We are destined to always have to give the 'don't use leds without resistors' speech I'm afraid

Unfortunately, you're probably correct; part of the reason why there's this "no fear" attitude from newcomers is the fact that the penalty for failure is so low - a "$6 chip" is lost (or at worst, a sub-$100 board is lost - including the Mega here).

Imagine if these individuals had the same attitude about other items - say a car or a gun:

"It's not a realistic expectation that drivers first educate themselves in driving and basic automobile maintenance before starting to drive their vehicles around town"

or

"It's not a realistic expectation that gun owners first educate themselves in gun safety and shooting fundamentals before starting to practice with their weapons at the range and elsewhere"

Then again - considering what you see on America's highways, as well as the number of gun "mishaps" (including fatalities caused by such) - perhaps that attitude is prevalent in today's culture.

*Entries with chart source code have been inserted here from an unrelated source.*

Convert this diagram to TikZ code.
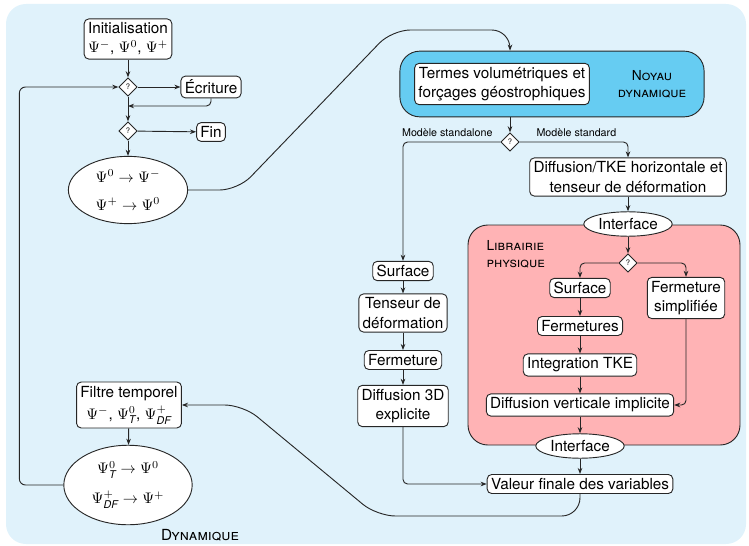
\documentclass[tikz,border=0pt]{standalone}
\usepackage{fontspec}
\setmainfont{TeX Gyre Heros}
\usepackage{amsmath}
\usetikzlibrary{positioning,shapes.geometric,arrows.meta,fit}
\definecolor{fondbleu}{HTML}{E0F2FB}
\definecolor{noyaubleu}{HTML}{66CCF2}
\definecolor{physrose}{HTML}{FFB3B5}

\begin{document}
\begin{tikzpicture}
            [x=0.023cm, y=-0.023cm, font=\fontsize{10}{12.5}\selectfont,
            >={Stealth[length=4pt,width=3pt]}, line width=0.6pt,
            bloc/.style={draw=black!85, fill=white, rounded corners=3pt, align=center, inner sep=2.5pt},
            test/.style={draw=black!85, fill=white, diamond, inner sep=0.5pt, minimum width=12pt, minimum height=12pt, font=\tiny},
            etat/.style={draw=black!85, fill=white, ellipse, align=center, inner sep=1pt},
            lien/.style={->, draw=black!85},
            choix/.style={font=\scriptsize}]
            % fond et cadre
            \useasboundingbox (0,0) rectangle (749,545);
            \fill [fondbleu, rounded corners=13pt] (6,4) rectangle (746,544);
            % boucle temporelle
            \node [bloc] (init) at (128,39) {Initialisation\\$\Psi^-$, $\Psi^0$, $\Psi^+$};
            \node [test] (q1) at (128,87) {?};
            \node [bloc] (ecriture) at (211,87) {Écriture};
            \node [test] (q2) at (128,131) {?};
            \node [bloc] (fin) at (211,132) {Fin};
            \node [etat, minimum width=78pt, minimum height=44pt] (echange) at (128,190)
                {$\Psi^0\rightarrow\Psi^-$\\[6pt]$\Psi^+\rightarrow\Psi^0$};
            \node [bloc] (filtre) at (129,405)
                {Filtre temporel\\[2pt]$\Psi^-$, $\Psi^0_{\textit{T}}$, $\Psi^+_{\textit{DF}}$};
            \node [etat, minimum width=84pt, minimum height=52pt] (bascule) at (128,485)
                {$\Psi^0_{\textit{T}}\rightarrow\Psi^0$\\[7pt]$\Psi^+_{\textit{DF}}\rightarrow\Psi^+$};
            \node (dynlbl) at (200,535) {\textsc{Dynamique}};
            % noyau dynamique
            \node [draw=black!85, fill=noyaubleu, rounded corners=13pt, minimum width=199pt, minimum height=43pt] (noyau) at (552,84) {};
            \node [bloc] (termes) at (502,84) {Termes volumétriques et\\forçages géostrophiques};
            \node [font=\small, align=center] (noyaulbl) at (652,84) {\textsc{Noyau}\\\textsc{dynamique}};
            \node [test] (q3) at (510,142) {?};
            \node [choix, anchor=base east] (standalone) at (498,137) {Modèle standalone};
            \node [choix, anchor=base west] (standard) at (531,137) {Modèle standard};
            \node [bloc] (difftke) at (628,177) {Diffusion/TKE horizontale et\\tenseur de déformation};
            % librairie physique
            \coordinate (physA) at (468,225);
            \coordinate (physB) at (740,445);
            \node [fit=(physA)(physB), inner sep=0pt, draw=black!85, fill=physrose, rounded corners=13pt] (physique) {};
            \node [font=\small, align=left, anchor=north west] (physlbl) at (481,235) {\textsc{Librairie}\\\textsc{physique}};
            \node [etat, minimum height=16pt] (iface1) at (628,224) {Interface};
            \node [test] (q4) at (628,263) {?};
            \node [bloc] (surfP) at (580,288) {Surface};
            \node [bloc] (fermP) at (580,326) {Fermetures};
            \node [bloc] (integ) at (580,365) {Integration TKE};
            \node [bloc] (diffV) at (580,405) {Diffusion verticale implicite};
            \node [bloc] (fermS) at (686,298) {Fermeture\\simplifiée};
            \node [etat, minimum height=16pt] (iface2) at (580,446) {Interface};
            \node [bloc] (valeur) at (580,484) {Valeur finale des variables};
            % modele standalone
            \node [bloc] (surfL) at (403,271) {Surface};
            \node [bloc] (tenseur) at (403,313) {Tenseur de\\déformation};
            \node [bloc] (fermL) at (403,360) {Fermeture};
            \node [bloc] (diff3D) at (403,406) {Diffusion 3D\\explicite};
            % liens
            \coordinate (retour) at (128,106);
            \draw [lien] (init) -- (q1);
            \draw [lien] (q1) -- (ecriture);
            \draw [lien, rounded corners=3pt] (ecriture.south) |- (retour);
            \draw [lien] (q1) -- (q2);
            \draw [lien] (q2) -- (fin);
            \draw [lien] (q2) -- (echange);
            \draw [lien, rounded corners=12pt] (echange.east) -- (238,190) -- (392,30) -| (noyau.north -| q3);
            \draw [lien] (q3 |- noyau.south) -- (q3);
            \draw [lien, rounded corners=3pt] (q3) -| (surfL);
            \draw [lien, rounded corners=3pt] (q3) -| (difftke);
            \draw [lien] (difftke) -- (iface1);
            \draw [lien] (iface1) -- (q4);
            \draw [lien, rounded corners=3pt] (q4) -| (surfP);
            \draw [lien, rounded corners=3pt] (q4) -| (fermS);
            \draw [lien] (surfP) -- (fermP);
            \draw [lien] (fermP) -- (integ);
            \draw [lien] (integ) -- (diffV);
            \draw [lien, rounded corners=3pt] (fermS) |- (diffV);
            \draw [lien] (diffV) -- (iface2);
            \draw [lien] (iface2) -- (valeur);
            \draw [lien] (surfL) -- (tenseur);
            \draw [lien] (tenseur) -- (fermL);
            \draw [lien] (fermL) -- (diff3D);
            \draw [lien, rounded corners=3pt] (diff3D) |- (valeur);
            \draw [lien, rounded corners=12pt] (valeur.south) -- (580,516) -- (377,516) -- (243,405) -- (filtre.east);
            \draw [lien] (filtre) -- (bascule);
            \draw [lien, rounded corners=4pt] (bascule.west) -- ++(-44,0) |- (q1);
\end{tikzpicture}
\end{document}
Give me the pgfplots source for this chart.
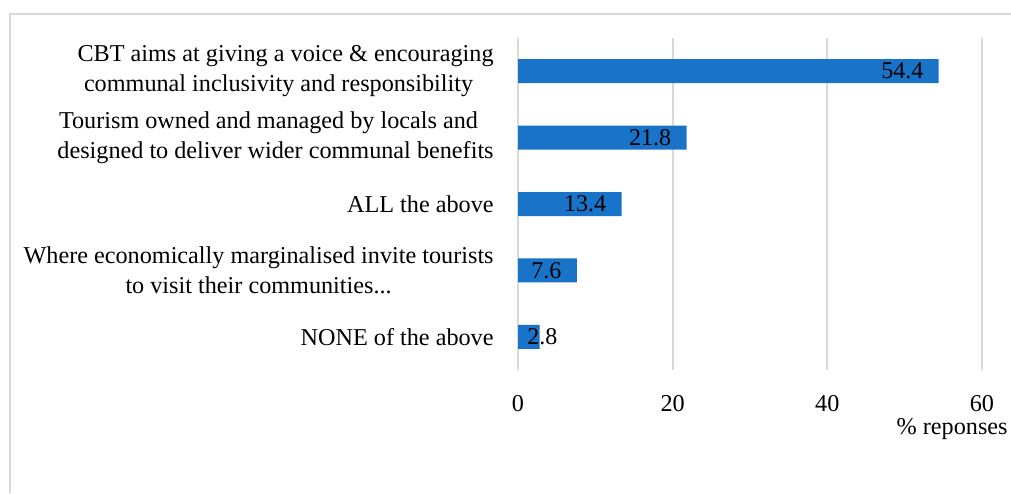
\documentclass[border=0pt]{standalone}
\usepackage{fontspec}
\setmainfont{Liberation Serif}
\usepackage{pgfplots}
\pgfplotsset{compat=1.18}
\definecolor{barblue}{RGB}{24,115,201}
\definecolor{gridgray}{RGB}{217,217,217}
\pgfplotstableread{
pos val shift
0 2.8 9
1 7.6 -7.5
2 13.4 -7.5
3 21.8 -7.5
4 54.4 -7.5
}\datatable
\begin{document}
\begin{tikzpicture}
\useasboundingbox (0,0) rectangle (505.5pt,246.5pt);
\draw[gridgray, line width=0.6pt] (5pt,0) -- (5pt,239.5pt) -- (505.5pt,239.5pt);
\begin{axis}[
  at={(259pt,61.5pt)}, anchor=south west,
  scale only axis, width=232pt, height=166pt,
  xbar, bar width=12pt,
  xmin=0, xmax=60, ymin=-0.5, ymax=4.5,
  xtick={0,20,40,60}, ytick={0,1,2,3,4},
  yticklabels={
    {NONE of the above},
    {Where economically marginalised invite tourists\\to visit their communities{.}{.}{.}},
    {ALL the above},
    {Tourism owned and managed by locals and\hspace*{7pt}\\designed to deliver wider communal benefits},
    {CBT aims at giving a voice \& encouraging\\communal inclusivity and responsibility\hspace*{7pt}}
  },
  axis line style={draw=none},
  major tick length=0pt,
  xmajorgrids, grid style={gridgray, line width=1pt},
  font=\fontsize{12.1}{15}\selectfont,
  /pgf/number format/assume math mode=true,
  xticklabel style={inner sep=0pt, yshift=-12.5pt},
  yticklabel style={align=center, inner sep=0pt, xshift=-12pt},
  xlabel={\% reponses},
  xlabel style={at={(rel axis cs:1,0)}, anchor=north east, inner sep=0pt, xshift=13pt, yshift=-24pt},
  point meta=explicit,
  nodes near coords,
  visualization depends on={\thisrow{shift} \as \labshift},
  nodes near coords style={anchor=east, inner sep=0pt, xshift=\labshift pt, font=\fontsize{12}{12}\selectfont},
]
\addplot[fill=barblue, draw=none] table[x=val, y=pos, meta=val] {\datatable};
\end{axis}
\end{tikzpicture}
\end{document}
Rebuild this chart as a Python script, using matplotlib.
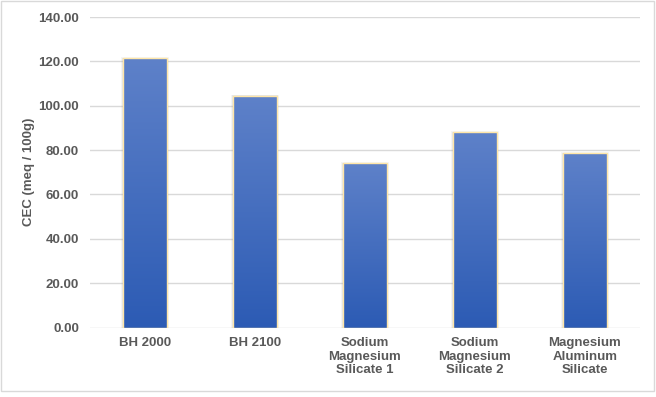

/that makes me feel better...

:frowning:

I wish Arduino would change their documentation e.g.:

If you've got experience with electronics, you may notice that the LED doesn't have a resistor in series with it. This is because the amount of current coming out of the output pin of the Arduino is low enough that it won't damage the LED. This simplifies the circuit for beginners to delete the resistor. In general practice, though, it's a good idea to add a resistor in series with the LED.

Is not good.

roar. While I'm no god member, I do understand that it isn't the best solution by a long shot. I was wondering if anyone had tried it out.

I agree though, when I first got into arduino I didn't have the idea that pins shouldn't be pushed too hard firmly implanted in my head. I understood ohm's law etc and how electricity worked, but it didn't transfer to what will smoke a chip and what wouldn't.